— start —
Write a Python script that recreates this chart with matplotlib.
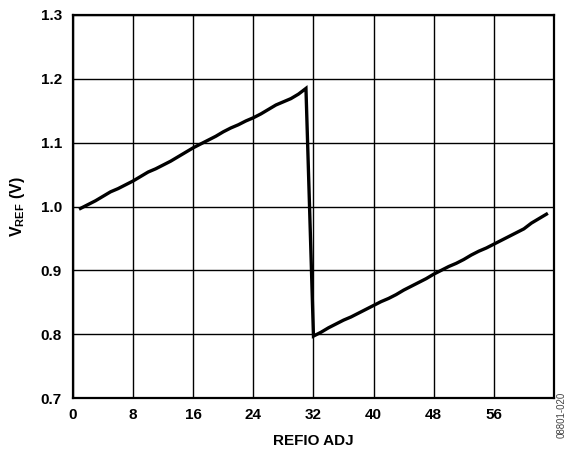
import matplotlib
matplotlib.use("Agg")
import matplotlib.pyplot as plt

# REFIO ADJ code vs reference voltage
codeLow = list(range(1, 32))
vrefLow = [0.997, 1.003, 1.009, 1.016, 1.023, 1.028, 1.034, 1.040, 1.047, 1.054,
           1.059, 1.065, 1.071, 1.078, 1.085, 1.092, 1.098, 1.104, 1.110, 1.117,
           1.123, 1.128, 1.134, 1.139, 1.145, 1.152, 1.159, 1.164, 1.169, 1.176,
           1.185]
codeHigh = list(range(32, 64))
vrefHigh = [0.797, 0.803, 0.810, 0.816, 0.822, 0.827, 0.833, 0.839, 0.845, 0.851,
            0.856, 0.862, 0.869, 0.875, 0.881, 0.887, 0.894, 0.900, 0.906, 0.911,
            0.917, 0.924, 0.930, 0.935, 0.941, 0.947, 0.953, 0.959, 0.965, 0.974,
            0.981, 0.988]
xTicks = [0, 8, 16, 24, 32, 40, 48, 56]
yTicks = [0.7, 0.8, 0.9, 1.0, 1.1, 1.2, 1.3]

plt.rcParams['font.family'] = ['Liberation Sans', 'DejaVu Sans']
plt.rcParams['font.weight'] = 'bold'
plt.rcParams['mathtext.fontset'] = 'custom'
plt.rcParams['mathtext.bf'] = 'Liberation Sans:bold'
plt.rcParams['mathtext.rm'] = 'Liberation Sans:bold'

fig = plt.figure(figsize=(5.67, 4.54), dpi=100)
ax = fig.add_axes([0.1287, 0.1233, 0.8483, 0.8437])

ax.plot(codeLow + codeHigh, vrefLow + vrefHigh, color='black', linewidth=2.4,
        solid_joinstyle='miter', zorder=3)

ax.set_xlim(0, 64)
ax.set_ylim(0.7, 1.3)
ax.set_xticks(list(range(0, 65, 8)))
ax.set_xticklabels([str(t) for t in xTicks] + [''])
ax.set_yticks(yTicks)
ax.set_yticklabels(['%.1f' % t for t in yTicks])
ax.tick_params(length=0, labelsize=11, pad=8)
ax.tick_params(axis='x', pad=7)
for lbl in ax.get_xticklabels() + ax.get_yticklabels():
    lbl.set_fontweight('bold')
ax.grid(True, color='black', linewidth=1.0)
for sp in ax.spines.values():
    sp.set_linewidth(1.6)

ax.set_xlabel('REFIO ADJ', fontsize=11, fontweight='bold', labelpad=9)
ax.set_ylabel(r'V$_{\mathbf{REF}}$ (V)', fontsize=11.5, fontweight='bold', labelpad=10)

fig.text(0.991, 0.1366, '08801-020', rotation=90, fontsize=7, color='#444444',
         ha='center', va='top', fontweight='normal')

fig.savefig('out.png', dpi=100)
— end —
Short problem ▸
Look for the word "matplotlib" and return every line where it occurs.

Solution for this exercise ▸
Write a Python script that recreates this chart with matplotlib.
import matplotlib
matplotlib.use("Agg")
import matplotlib.pyplot as plt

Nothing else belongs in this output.